** Begin Given information **

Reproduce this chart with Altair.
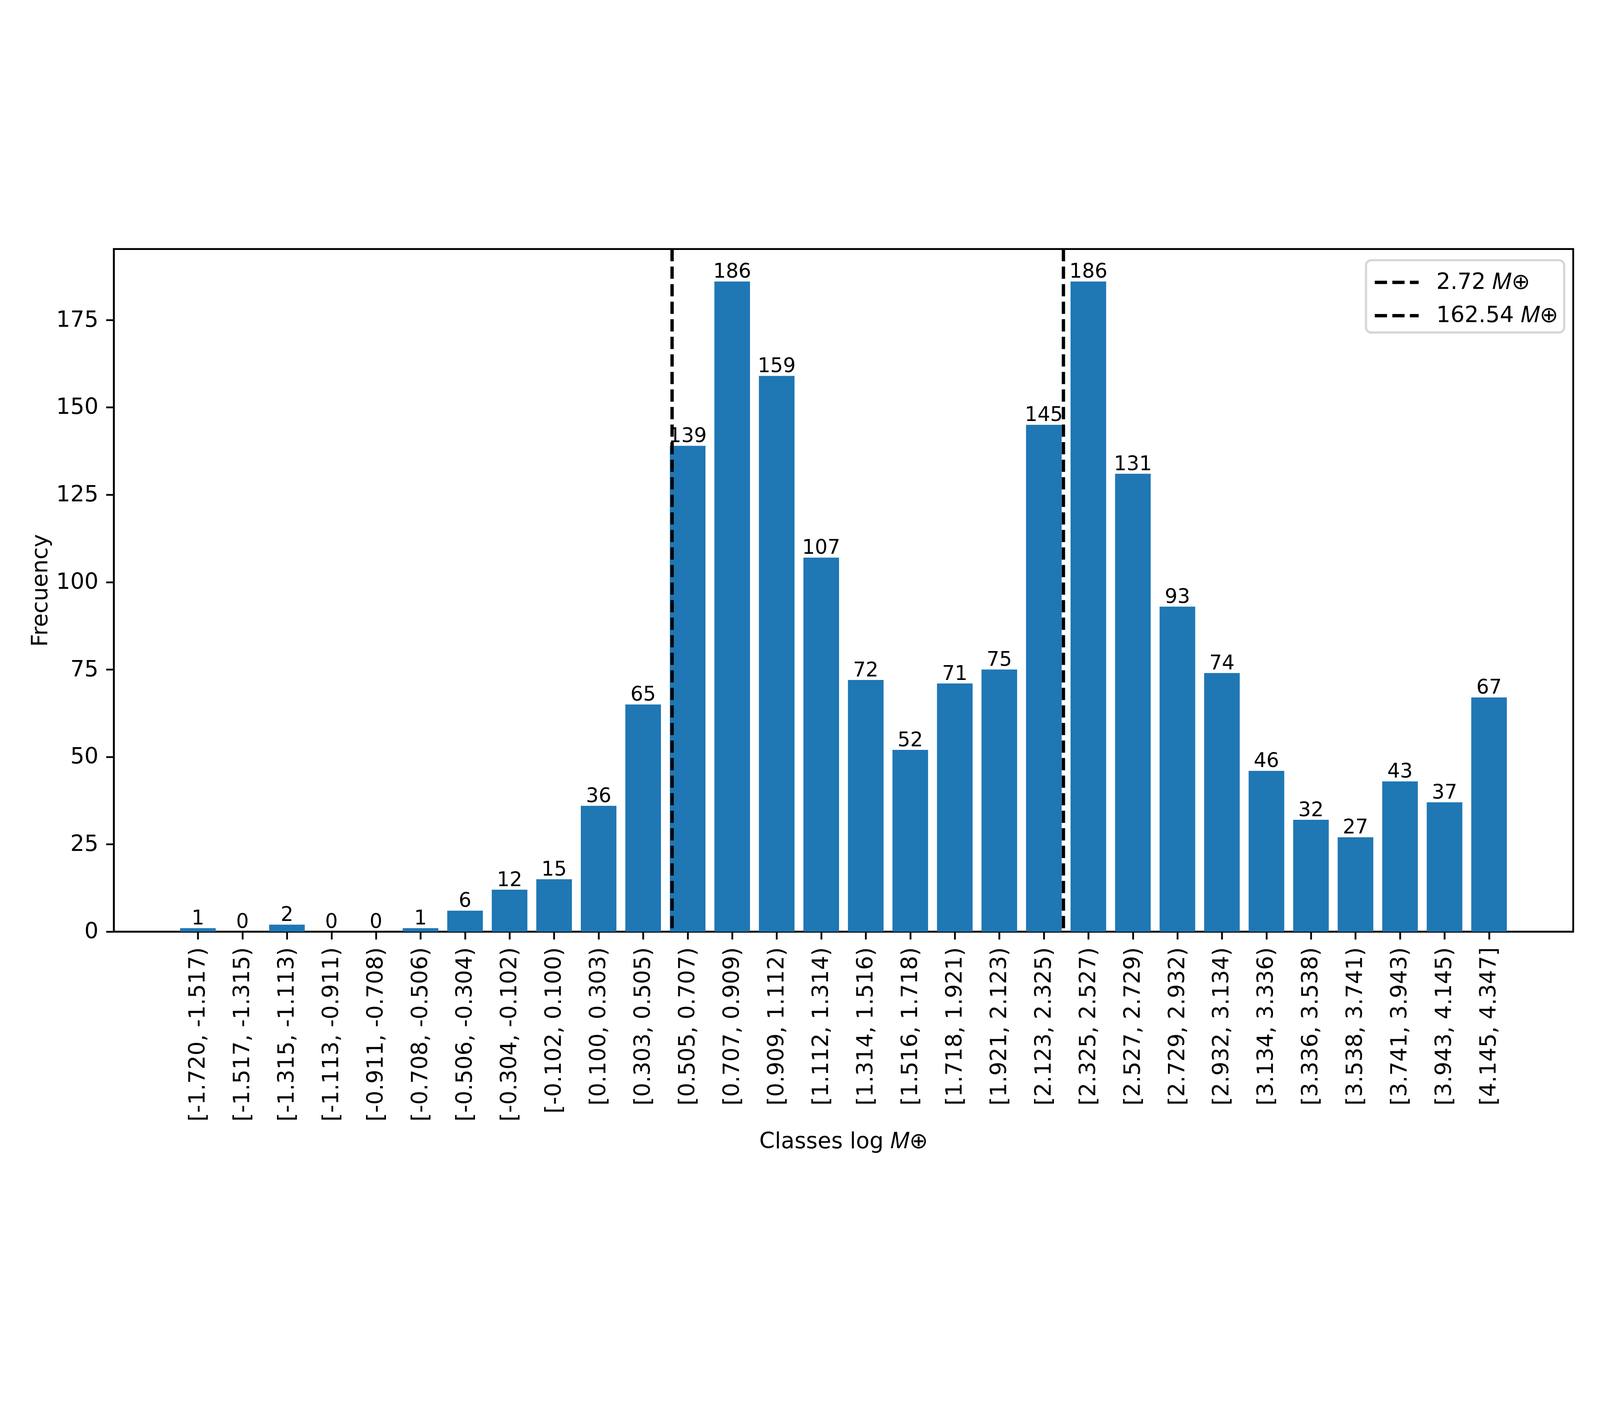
import altair as alt
import pandas as pd

# ---- data ----
class_labels = [
    "[-1.720, -1.517)", "[-1.517, -1.315)", "[-1.315, -1.113)", "[-1.113, -0.911)",
    "[-0.911, -0.708)", "[-0.708, -0.506)", "[-0.506, -0.304)", "[-0.304, -0.102)",
    "[-0.102, 0.100)", "[0.100, 0.303)", "[0.303, 0.505)", "[0.505, 0.707)",
    "[0.707, 0.909)", "[0.909, 1.112)", "[1.112, 1.314)", "[1.314, 1.516)",
    "[1.516, 1.718)", "[1.718, 1.921)", "[1.921, 2.123)", "[2.123, 2.325)",
    "[2.325, 2.527)", "[2.527, 2.729)", "[2.729, 2.932)", "[2.932, 3.134)",
    "[3.134, 3.336)", "[3.336, 3.538)", "[3.538, 3.741)", "[3.741, 3.943)",
    "[3.943, 4.145)", "[4.145, 4.347]",
]
frequencies = [1, 0, 2, 0, 0, 1, 6, 12, 15, 36, 65, 139, 186, 159, 107, 72, 52,
               71, 75, 145, 186, 131, 93, 74, 46, 32, 27, 43, 37, 67]
class_index = list(range(len(class_labels)))

line_labels = ["2.72 \U0001D440\u2295", "162.54 \U0001D440\u2295"]
line_positions = [10.65, 19.44]   # in bar-index units

y_ticks = [0, 25, 50, 75, 100, 125, 150, 175]

FONT = "DejaVu Sans"
BLUE = "#1f77b4"

bars_df = pd.DataFrame({"idx": class_index, "label": class_labels, "freq": frequencies})
lines_df = pd.DataFrame({"name": line_labels, "pos": line_positions})

x_scale = alt.Scale(domain=[-1.89, 30.89], nice=False, zero=False)
y_scale = alt.Scale(domain=[0, 195.3], nice=False, zero=True)

# tick label lookup as a chain of conditionals
label_expr = "''"
for i in reversed(class_index):
    label_expr = "datum.value == %d ? '%s' : (%s)" % (i, class_labels[i], label_expr)

x_axis = alt.Axis(
    values=class_index,
    labelExpr=label_expr,
    labelAngle=270,
    labelAlign="right",
    labelBaseline="middle",
    labelOverlap=False,
    labelFlush=False,
    labelLimit=3000,
    title="Classes log \U0001D440\u2295",
    titleX=2743.5,
    titleY=814,
    titleAlign="center",
    titleBaseline="alphabetic",
)
y_axis = alt.Axis(
    values=y_ticks,
    title="Frecuency",
    titlePadding=33,
    labelAlign="right",
    labelBaseline="middle",
)

bars = (
    alt.Chart(bars_df)
    .transform_calculate(x0="datum.idx - 0.4", x1="datum.idx + 0.4")
    .mark_bar(color=BLUE)
    .encode(
        x=alt.X("x0:Q", scale=x_scale, axis=x_axis),
        x2="x1:Q",
        y=alt.Y("freq:Q", scale=y_scale, axis=y_axis),
        y2=alt.datum(0),
    )
)

texts = (
    alt.Chart(bars_df)
    .mark_text(dy=-14, baseline="alphabetic", align="center", fontSize=75,
               font=FONT, color="black")
    .encode(
        x=alt.X("idx:Q", scale=x_scale, axis=x_axis),
        y=alt.Y("freq:Q", scale=y_scale, axis=y_axis),
        text="freq:Q",
    )
)

rules = (
    alt.Chart(lines_df)
    .mark_rule(strokeWidth=12.5, strokeDash=[46, 20])
    .encode(
        x=alt.X("pos:Q", scale=x_scale, axis=x_axis),
        color=alt.Color(
            "name:N",
            scale=alt.Scale(domain=line_labels, range=["black", "black"]),
            sort=line_labels,
            legend=alt.Legend(
                title=None,
                orient="none",
                legendX=4708,
                legendY=42,
                symbolType="M-1.5,0L1.5,0",
                symbolSize=12100,
                symbolStrokeWidth=12.5,
                symbolDash=[46, 20],
                symbolOffset=32,
                labelOffset=87.5,
                labelLimit=2000,
                padding=22,
                rowPadding=22,
                labelFont=FONT,
                labelFontSize=83.33,
                labelColor="black",
                strokeColor="#d6d6d6",
                fillColor="white",
                cornerRadius=20,
            ),
        ),
    )
)

chart = (
    alt.layer(bars, texts, rules)
    .properties(
        width=5487,
        height=2567,
        autosize=alt.AutoSizeParams(type="none"),
        padding={"left": 416, "top": 83, "right": 89, "bottom": 942},
        background="white",
    )
    .configure_view(stroke="black", strokeWidth=6.7)
    .configure_axis(
        grid=False,
        domainColor="black",
        domainWidth=6.7,
        tickColor="black",
        tickWidth=6.7,
        tickSize=29,
        labelPadding=29,
        labelFont=FONT,
        labelFontSize=83.33,
        labelColor="black",
        titleFont=FONT,
        titleFontSize=83.33,
        titleFontWeight="normal",
        titleColor="black",
    )
    .configure_legend(strokeWidth=8.3)
)

chart.save("out.html", embed_options={"renderer": "svg", "actions": False})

** End Given information **

Copy all the data exactly as written, but skip any picture.

Reproduce this chart with Altair.
import altair as alt
import pandas as pd

# ---- data ----
class_labels = [
    "[-1.720, -1.517)", "[-1.517, -1.315)", "[-1.315, -1.113)", "[-1.113, -0.911)",
    "[-0.911, -0.708)", "[-0.708, -0.506)", "[-0.506, -0.304)", "[-0.304, -0.102)",
    "[-0.102, 0.100)", "[0.100, 0.303)", "[0.303, 0.505)", "[0.505, 0.707)",
    "[0.707, 0.909)", "[0.909, 1.112)", "[1.112, 1.314)", "[1.314, 1.516)",
    "[1.516, 1.718)", "[1.718, 1.921)", "[1.921, 2.123)", "[2.123, 2.325)",
    "[2.325, 2.527)", "[2.527, 2.729)", "[2.729, 2.932)", "[2.932, 3.134)",
    "[3.134, 3.336)", "[3.336, 3.538)", "[3.538, 3.741)", "[3.741, 3.943)",
    "[3.943, 4.145)", "[4.145, 4.347]",
]
frequencies = [1, 0, 2, 0, 0, 1, 6, 12, 15, 36, 65, 139, 186, 159, 107, 72, 52,
               71, 75, 145, 186, 131, 93, 74, 46, 32, 27, 43, 37, 67]
class_index = list(range(len(class_labels)))

line_labels = ["2.72 \U0001D440\u2295", "162.54 \U0001D440\u2295"]
line_positions = [10.65, 19.44]   # in bar-index units

y_ticks = [0, 25, 50, 75, 100, 125, 150, 175]

FONT = "DejaVu Sans"
BLUE = "#1f77b4"

bars_df = pd.DataFrame({"idx": class_index, "label": class_labels, "freq": frequencies})
lines_df = pd.DataFrame({"name": line_labels, "pos": line_positions})

x_scale = alt.Scale(domain=[-1.89, 30.89], nice=False, zero=False)
y_scale = alt.Scale(domain=[0, 195.3], nice=False, zero=True)

# tick label lookup as a chain of conditionals
label_expr = "''"
for i in reversed(class_index):
    label_expr = "datum.value == %d ? '%s' : (%s)" % (i, class_labels[i], label_expr)

x_axis = alt.Axis(
    values=class_index,
    labelExpr=label_expr,
    labelAngle=270,
    labelAlign="right",
    labelBaseline="middle",
    labelOverlap=False,
    labelFlush=False,
    labelLimit=3000,
    title="Classes log \U0001D440\u2295",
    titleX=2743.5,
    titleY=814,
    titleAlign="center",
    titleBaseline="alphabetic",
)
y_axis = alt.Axis(
    values=y_ticks,
    title="Frecuency",
    titlePadding=33,
    labelAlign="right",
    labelBaseline="middle",
)

bars = (
    alt.Chart(bars_df)
    .transform_calculate(x0="datum.idx - 0.4", x1="datum.idx + 0.4")
    .mark_bar(color=BLUE)
    .encode(
        x=alt.X("x0:Q", scale=x_scale, axis=x_axis),
        x2="x1:Q",
        y=alt.Y("freq:Q", scale=y_scale, axis=y_axis),
        y2=alt.datum(0),
    )
)

texts = (
    alt.Chart(bars_df)
    .mark_text(dy=-14, baseline="alphabetic", align="center", fontSize=75,
               font=FONT, color="black")
    .encode(
        x=alt.X("idx:Q", scale=x_scale, axis=x_axis),
        y=alt.Y("freq:Q", scale=y_scale, axis=y_axis),
        text="freq:Q",
    )
)

rules = (
    alt.Chart(lines_df)
    .mark_rule(strokeWidth=12.5, strokeDash=[46, 20])
    .encode(
        x=alt.X("pos:Q", scale=x_scale, axis=x_axis),
        color=alt.Color(
            "name:N",
            scale=alt.Scale(domain=line_labels, range=["black", "black"]),
            sort=line_labels,
            legend=alt.Legend(
                title=None,
                orient="none",
                legendX=4708,
                legendY=42,
                symbolType="M-1.5,0L1.5,0",
                symbolSize=12100,
                symbolStrokeWidth=12.5,
                symbolDash=[46, 20],
                symbolOffset=32,
                labelOffset=87.5,
                labelLimit=2000,
                padding=22,
                rowPadding=22,
                labelFont=FONT,
                labelFontSize=83.33,
                labelColor="black",
                strokeColor="#d6d6d6",
                fillColor="white",
                cornerRadius=20,
            ),
        ),
    )
)

chart = (
    alt.layer(bars, texts, rules)
    .properties(
        width=5487,
        height=2567,
        autosize=alt.AutoSizeParams(type="none"),
        padding={"left": 416, "top": 83, "right": 89, "bottom": 942},
        background="white",
    )
    .configure_view(stroke="black", strokeWidth=6.7)
    .configure_axis(
        grid=False,
        domainColor="black",
        domainWidth=6.7,
        tickColor="black",
        tickWidth=6.7,
        tickSize=29,
        labelPadding=29,
        labelFont=FONT,
        labelFontSize=83.33,
        labelColor="black",
        titleFont=FONT,
        titleFontSize=83.33,
        titleFontWeight="normal",
        titleColor="black",
    )
    .configure_legend(strokeWidth=8.3)
)

chart.save("out.html", embed_options={"renderer": "svg", "actions": False})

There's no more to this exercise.